While it might be ideal to settle all the outstanding water rights settlement cases before embarking on negotiations, Hauter said he believes “it would be impossible” to settle all of the cases immediately and that the result of the talks “isn’t going to change the ability of tribes to ultimately reach settlement.”

Vigil agreed that settling the claims is important, as these resolutions will determine “access to basic infrastructure and the ability to build economies.” But he also stressed that the choice to move forward is “up to each individual tribe.”

Edwards, the North Carolina economist, agreed that settling the remaining cases now would be advantageous, but said that such a scenario is unlikely.

“Negotiations are going to have to go forward, and 2026 is kind of a long ways off, maybe, in the political cycle,” he said. “But in terms of tribal water negotiations, that’s like a blink of the eye.”

‘Stewards of the land and the water’

If the 30 tribes do assume their seats at the table, there won’t be a one-size-fits-all approach to the development of individual tribal water rights and conservation strategies, the experts agreed.

But for many communities, such tactics could include pivoting toward more durable infrastructure, boosting operational efficiency in agriculture and improving access to clean water, according to Hauter.

An additional option for certain tribes could involve taking bigger sums of financial resources in lieu of larger allocations of water, Vigil said.

Other creative possibilities include leasing water to neighbors or leaving water in Lake Mead in exchange for payment, similar to the Gila River Indian Community’s approach to its allocations from the Central Arizona Project, added Edwards.

“We’re in a new age of Colorado River water allocations,” he said. “There may be the opportunity to view the tribes’ water rights differently.”

Tribes could potentially keep full autonomy over their water rights while engaging in agreements that “honor that autonomy and also free up some water,” Edwards added.

What will be most critical, however, is the promotion of a consensus-based approach in which tribes are “at the table, as equal partners,” according to Lewis, the governor of the Gila River Indian Community.

Yet at the same time, Lewis stressed that there’s no “silver bullet that’s going to address all the needs and concerns of every tribe.”

Looking toward the upcoming talks, Vigil said he remains “absolutely hopeful that we get to that proverbial table,” expressing pride in the fact that the tribes have built their stature themselves.

Hauter, meanwhile, said he perceives “a willingness for shared sacrifice,” while noting that “the details of how that’s shared is really where the conversations get difficult.”

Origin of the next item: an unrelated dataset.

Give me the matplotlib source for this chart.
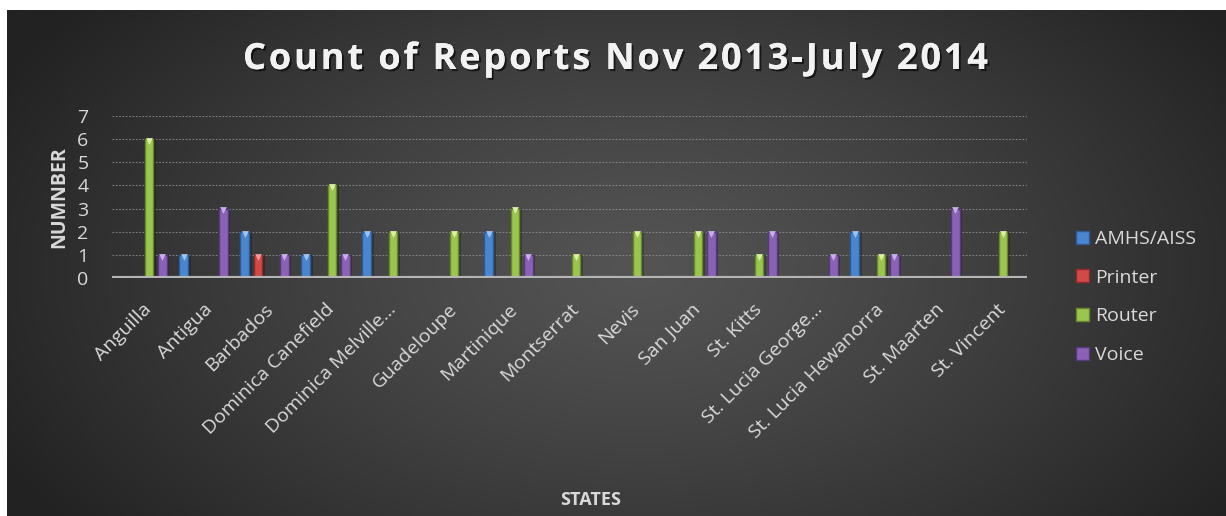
import numpy as np
import matplotlib
matplotlib.use("Agg")
import matplotlib.pyplot as plt
import matplotlib.patheffects as pe

# report counts per station, Nov 2013 - July 2014
states = [
    "Anguilla", "Antigua", "Barbados", "Dominica Canefield",
    "Dominica Melville\u2026", "Guadeloupe", "Martinique", "Montserrat",
    "Nevis", "San Juan", "St. Kitts", "St. Lucia George\u2026",
    "St. Lucia Hewanorra", "St. Maarten", "St. Vincent",
]
amhs = [0, 1, 2, 1, 2, 0, 2, 0, 0, 0, 0, 0, 2, 0, 0]
printer = [0, 0, 1, 0, 0, 0, 0, 0, 0, 0, 0, 0, 0, 0, 0]
router = [6, 0, 0, 4, 2, 2, 3, 1, 2, 2, 1, 0, 1, 0, 2]
voice = [1, 3, 1, 1, 0, 0, 1, 0, 0, 2, 2, 1, 1, 3, 0]

series_names = ["AMHS/AISS", "Printer", "Router", "Voice"]
series_vals = [amhs, printer, router, voice]
colors = ["#4a86d0", "#d24a47", "#9bc64e", "#8a62b5"]
edges = ["#2b5a95", "#8e2a28", "#66872c", "#58397e"]
tops = ["#9cc3f0", "#f09a98", "#d9f0a0", "#c8adea"]

title = "Count of Reports Nov 2013-July 2014"

W, H = 1226, 516
fig = plt.figure(figsize=(W / 100, H / 100), dpi=100)
fig.patch.set_facecolor("white")

# dark panel with a soft radial glow
bg = fig.add_axes([0, 0, 1, 1], zorder=-10)
bg.set_xlim(0, W)
bg.set_ylim(H, 0)
bg.axis("off")
gx, gy = np.meshgrid(np.linspace(7, W, 600), np.linspace(10, H, 260))
r = np.sqrt(((gx - 640) / 720) ** 2 + ((gy - 270) / 430) ** 2)
lum = 0x54 - (0x54 - 0x22) * np.clip(r, 0, 1) ** 1.2
img = np.dstack([lum, lum, lum]) / 255.0
bg.imshow(img, extent=(7, W, H, 10), aspect="auto", interpolation="bilinear")

ax = fig.add_axes([112 / W, 1 - 278 / H, (1027 - 112) / W, (278 - 116) / H])
ax.patch.set_alpha(0)

x = np.arange(len(states))
step = 0.218
bw = 0.14
for i, (name, vals) in enumerate(zip(series_names, series_vals)):
    pos = x + (i - 1.5) * step
    v = np.array(vals, dtype=float)
    ax.bar(pos, v, width=bw, color=colors[i], edgecolor=edges[i],
           linewidth=1.0, zorder=3, label=name)
    ax.bar(pos, v, width=bw * 0.45, color=colors[i], alpha=0.6,
           linewidth=0, zorder=4)
    ax.bar(pos + 0.035, v, width=bw + 0.02, color="black", alpha=0.25,
           linewidth=0, zorder=2)
    nz = v > 0
    ax.scatter(pos[nz], v[nz] - 0.08, marker="v", s=24, color=tops[i],
               linewidths=0, zorder=5)

ax.set_xlim(-0.5, len(states) - 0.5)
ax.set_ylim(0, 7)
ax.set_yticks(range(8))
ax.yaxis.grid(True, color="#8f8f8f", linestyle=(0, (1.5, 1.5)),
              linewidth=0.8, alpha=0.85)
ax.set_axisbelow(True)
ax.axhline(0, color="#b5b5b5", linewidth=3, zorder=6)
for s in ax.spines.values():
    s.set_visible(False)

tick_font = dict(family="Open Sans", size=14, color="#d9d9d9")
ax.tick_params(axis="both", length=0)
ax.tick_params(axis="y", pad=17)
ax.set_yticklabels([str(i) for i in range(8)], **tick_font)
ax.set_xticks(x)
ax.set_xticklabels(states, rotation=45, ha="right", va="top",
                   rotation_mode="anchor", **tick_font)
ax.tick_params(axis="x", pad=16)

ax.set_ylabel("NUMNBER", family="Open Sans", weight="bold", size=14,
              color="#d9d9d9", labelpad=6)
fig.text(591 / W, 1 - 500 / H, "STATES", family="Open Sans", weight="bold",
         size=13, color="#d9d9d9", ha="center", va="center")

# title with widened letter spacing, placed character by character
tprops = dict(family="Open Sans", weight="bold", size=26, color="#f2f2f2")
renderer = fig.canvas.get_renderer()
prefix_w = []
for k in range(len(title) + 1):
    t = fig.text(0, 0, title[:k] + "|", **tprops)
    bar_t = fig.text(0, 0, "|", **tprops)
    prefix_w.append(t.get_window_extent(renderer).width
                    - bar_t.get_window_extent(renderer).width)
    t.remove()
    bar_t.remove()
left, right = 243, 988
spacing = (right - left - prefix_w[-1]) / (len(title) - 1)
shadow = [pe.withSimplePatchShadow(offset=(1.5, -1.5), shadow_rgbFace="black",
                                   alpha=0.6), pe.Normal()]
for k, ch in enumerate(title):
    if ch == " ":
        continue
    px = left + prefix_w[k] + k * spacing
    fig.text(px / W, 1 - 69 / H, ch, ha="left", va="baseline",
             path_effects=shadow, **tprops)

leg = ax.legend(loc="center left", bbox_to_anchor=(1076 / W, 1 - 297 / H),
                bbox_transform=fig.transFigure, borderaxespad=0, borderpad=0,
                frameon=False, handlelength=0.65, handleheight=0.65,
                handletextpad=0.35, labelspacing=1.06,
                prop=dict(family="Open Sans", size=14))
for t in leg.get_texts():
    t.set_color("#d9d9d9")

fig.savefig("out.png", dpi=100, facecolor="white")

Looking back at the journey thus far and toward what lies ahead, Lewis said he had previously thought of himself as a water protector but now also sees himself as a “water diplomat.”

“There are traditional indigenous value systems about protecting the water,” the governor continued. “We’re just translating what we call our O’otham Himdag — we’re translating that into a present day and future approach of being caretakers and stewards of the land and the water.”

“That’s what’s important to our people. That’s what we want to show as an example,” he added.